Jack Coggle MBE is celebrating his birthday, this was what his family said:

Dad was born in Rochester in March 1920, the youngest of four children. He attended the local mechanical school for boys, where it was expected they would go on to work as engineers in the docks. Dad had seen flying boats landing on the Medway and fell in love with planes. So in 1935, he was the only boy from the school to sit the entrance exam to Halton, RAF apprentice school, from which he graduated in 1938.

During the war he was stationed in Scotland, Iceland and Northern Ireland providing technical support to planes protecting shipping convoys in the North Sea and North Atlantic. In 1940 he was posted to Cosford near Wolverhampton, where he met our mother, Anne Nora Coggles, they married in 1942.

After the war, the birth of four children and postings to Norfolk and Germany, the family arrived in Wiltshire in 1961, when dad was posted to RAF Hullavington in Wiltshire.

After years of moving, they decided that Wiltshire was where they wanted to settle and they bought a house in Chippenham.

In 1965, dad volunteered on a British Antarctic Survey expedition to the Antarctic. He was to work as an engineer servicing the planes the scientists would use. He was gone for 20 months. These were the days before flights to the Antarctic, high-tech expedition clothing, the internet and sophisticated building materials. He spent one winter at the base on Deception Island. The hut was wooden, ice was thawed for water and huskies used for hauling. The only way to communicate was by post and that took weeks. During the winter months when the base was inaccessible they received radio messages from family about once a month. While there he constructed a plane, a Pilatus Porter, from a kit, that was transported on the same boat that took him to the Antarctic.

On his return he was posted to South Wales, he worked away and only came home on the weekends. In 1971 he was posted to Germany again and it was when he was there that his squadron leader put him forward to receive an MBE for his long service and his expedition to the Antarctic.

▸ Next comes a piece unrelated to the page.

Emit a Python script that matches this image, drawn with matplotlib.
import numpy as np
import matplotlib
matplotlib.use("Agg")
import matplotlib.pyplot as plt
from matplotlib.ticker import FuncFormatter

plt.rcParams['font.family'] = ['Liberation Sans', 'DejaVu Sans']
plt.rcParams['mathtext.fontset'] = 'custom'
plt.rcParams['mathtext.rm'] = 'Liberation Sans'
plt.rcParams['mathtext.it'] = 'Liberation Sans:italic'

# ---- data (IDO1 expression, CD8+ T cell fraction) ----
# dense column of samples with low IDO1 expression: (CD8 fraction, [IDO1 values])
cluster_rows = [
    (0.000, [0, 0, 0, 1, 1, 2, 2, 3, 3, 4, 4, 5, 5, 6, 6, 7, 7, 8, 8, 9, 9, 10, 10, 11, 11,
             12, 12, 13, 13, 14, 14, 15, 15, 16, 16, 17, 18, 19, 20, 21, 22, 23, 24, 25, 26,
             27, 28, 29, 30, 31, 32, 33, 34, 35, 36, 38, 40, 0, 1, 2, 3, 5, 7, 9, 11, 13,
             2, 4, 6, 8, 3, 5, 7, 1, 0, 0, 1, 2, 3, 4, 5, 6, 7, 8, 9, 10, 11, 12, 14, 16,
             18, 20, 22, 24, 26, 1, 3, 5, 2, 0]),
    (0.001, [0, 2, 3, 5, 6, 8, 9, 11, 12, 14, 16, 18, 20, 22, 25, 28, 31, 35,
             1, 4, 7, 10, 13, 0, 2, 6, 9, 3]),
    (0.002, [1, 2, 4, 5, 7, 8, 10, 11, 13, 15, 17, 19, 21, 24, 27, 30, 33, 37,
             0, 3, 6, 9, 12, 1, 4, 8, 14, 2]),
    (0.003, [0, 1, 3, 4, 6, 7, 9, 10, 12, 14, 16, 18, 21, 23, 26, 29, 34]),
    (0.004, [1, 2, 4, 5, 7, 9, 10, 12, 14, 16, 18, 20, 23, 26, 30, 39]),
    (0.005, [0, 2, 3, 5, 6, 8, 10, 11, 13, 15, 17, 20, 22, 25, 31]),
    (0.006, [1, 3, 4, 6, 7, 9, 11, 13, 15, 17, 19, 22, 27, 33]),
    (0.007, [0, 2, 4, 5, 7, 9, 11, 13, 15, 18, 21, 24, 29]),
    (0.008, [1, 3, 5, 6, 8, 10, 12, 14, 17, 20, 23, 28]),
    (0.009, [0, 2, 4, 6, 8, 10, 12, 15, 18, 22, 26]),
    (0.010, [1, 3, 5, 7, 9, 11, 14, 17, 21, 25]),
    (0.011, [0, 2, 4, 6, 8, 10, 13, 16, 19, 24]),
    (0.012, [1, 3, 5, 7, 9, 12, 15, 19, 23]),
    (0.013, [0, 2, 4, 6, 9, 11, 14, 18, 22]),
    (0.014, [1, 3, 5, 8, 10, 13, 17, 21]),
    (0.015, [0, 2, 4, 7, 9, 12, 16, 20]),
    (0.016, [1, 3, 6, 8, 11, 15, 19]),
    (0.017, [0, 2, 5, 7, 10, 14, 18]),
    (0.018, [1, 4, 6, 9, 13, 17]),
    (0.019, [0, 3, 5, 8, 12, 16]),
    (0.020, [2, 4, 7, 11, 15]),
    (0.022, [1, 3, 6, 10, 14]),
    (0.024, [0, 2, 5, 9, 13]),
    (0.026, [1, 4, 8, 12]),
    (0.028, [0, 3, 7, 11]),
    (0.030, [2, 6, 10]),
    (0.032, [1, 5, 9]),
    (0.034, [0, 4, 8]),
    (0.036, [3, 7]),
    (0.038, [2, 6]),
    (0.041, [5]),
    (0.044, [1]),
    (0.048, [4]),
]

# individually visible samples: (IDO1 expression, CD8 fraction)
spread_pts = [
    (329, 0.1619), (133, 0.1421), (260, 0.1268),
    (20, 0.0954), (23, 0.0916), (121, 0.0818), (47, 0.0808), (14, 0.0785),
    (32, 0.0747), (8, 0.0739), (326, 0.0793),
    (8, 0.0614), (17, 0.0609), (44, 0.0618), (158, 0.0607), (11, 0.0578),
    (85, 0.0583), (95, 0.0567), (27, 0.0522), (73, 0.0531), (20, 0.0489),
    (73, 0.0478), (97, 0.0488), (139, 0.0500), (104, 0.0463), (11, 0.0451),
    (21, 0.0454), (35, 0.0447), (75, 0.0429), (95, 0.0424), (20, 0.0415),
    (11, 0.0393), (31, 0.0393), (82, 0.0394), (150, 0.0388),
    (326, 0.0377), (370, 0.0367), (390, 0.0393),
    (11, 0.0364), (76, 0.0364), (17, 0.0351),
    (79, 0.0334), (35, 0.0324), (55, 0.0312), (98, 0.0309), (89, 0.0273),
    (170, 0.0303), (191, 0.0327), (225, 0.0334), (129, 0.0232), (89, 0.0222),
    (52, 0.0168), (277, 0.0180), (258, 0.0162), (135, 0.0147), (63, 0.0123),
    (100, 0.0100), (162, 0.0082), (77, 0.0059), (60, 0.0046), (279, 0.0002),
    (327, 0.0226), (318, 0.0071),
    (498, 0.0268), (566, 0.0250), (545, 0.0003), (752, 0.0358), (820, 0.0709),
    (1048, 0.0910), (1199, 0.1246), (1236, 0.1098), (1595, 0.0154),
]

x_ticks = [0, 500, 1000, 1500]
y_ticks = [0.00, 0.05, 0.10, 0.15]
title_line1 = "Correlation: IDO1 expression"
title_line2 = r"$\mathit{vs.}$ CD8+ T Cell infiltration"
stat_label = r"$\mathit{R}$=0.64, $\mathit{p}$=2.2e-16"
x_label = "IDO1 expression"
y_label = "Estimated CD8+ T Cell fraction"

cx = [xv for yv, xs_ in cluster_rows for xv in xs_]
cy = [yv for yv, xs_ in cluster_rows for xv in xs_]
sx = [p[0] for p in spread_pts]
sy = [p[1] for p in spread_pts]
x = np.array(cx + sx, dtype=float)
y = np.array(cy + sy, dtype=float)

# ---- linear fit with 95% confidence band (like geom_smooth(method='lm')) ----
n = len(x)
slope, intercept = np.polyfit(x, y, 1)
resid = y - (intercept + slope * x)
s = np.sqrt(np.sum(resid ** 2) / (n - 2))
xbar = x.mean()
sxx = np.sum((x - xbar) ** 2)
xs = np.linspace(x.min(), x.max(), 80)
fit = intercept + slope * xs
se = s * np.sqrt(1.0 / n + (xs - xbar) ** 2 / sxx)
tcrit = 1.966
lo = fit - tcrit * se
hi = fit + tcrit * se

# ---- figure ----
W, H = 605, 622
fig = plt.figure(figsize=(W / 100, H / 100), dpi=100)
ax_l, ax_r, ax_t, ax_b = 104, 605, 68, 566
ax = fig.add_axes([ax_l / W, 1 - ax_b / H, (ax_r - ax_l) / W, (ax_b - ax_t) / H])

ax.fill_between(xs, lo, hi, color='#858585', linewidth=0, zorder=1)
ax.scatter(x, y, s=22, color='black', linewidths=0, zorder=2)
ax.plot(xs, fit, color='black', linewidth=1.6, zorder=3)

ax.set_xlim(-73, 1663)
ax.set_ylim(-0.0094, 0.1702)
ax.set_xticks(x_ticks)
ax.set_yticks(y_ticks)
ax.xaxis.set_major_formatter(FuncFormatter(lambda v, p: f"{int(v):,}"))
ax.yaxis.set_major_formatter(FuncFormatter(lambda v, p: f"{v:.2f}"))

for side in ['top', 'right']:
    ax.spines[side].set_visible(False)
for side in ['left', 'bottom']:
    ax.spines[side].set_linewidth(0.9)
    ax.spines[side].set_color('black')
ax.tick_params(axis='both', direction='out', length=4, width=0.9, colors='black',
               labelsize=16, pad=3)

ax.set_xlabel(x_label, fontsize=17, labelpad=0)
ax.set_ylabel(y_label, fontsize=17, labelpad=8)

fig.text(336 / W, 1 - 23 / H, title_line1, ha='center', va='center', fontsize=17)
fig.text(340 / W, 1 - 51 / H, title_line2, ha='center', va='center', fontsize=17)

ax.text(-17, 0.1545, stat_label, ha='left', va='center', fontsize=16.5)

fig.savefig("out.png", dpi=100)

In the mid-seventies, they returned from Germany and he retired from the RAF after 40 years.

He continued working as a civil servant. During this time mum and dad established themselves in the community. They were both active members of St Mary`s catholic church and various other community organisations. Dad gave talks about his Antarctic experience at educational and community groups. They also travelled, visiting our brother in Australia several times. They attended several University of the Third Age classes.

The family had dispersed but met together when we could. Mum died in 2010 and in 2015, after a fall Dad went into The Priory Care home.

We had planned a big party for his 100th birthday; about 70 family and friends, old and new, were due to attend, including members of the group who had been with him in the Antarctic. Unfortunately, because of Covid-19, we had to cancel and in the end we were only able to be with him virtually. The care home did a brilliant job giving him a great day, including us as much as possible. We look forward to celebrating together soon.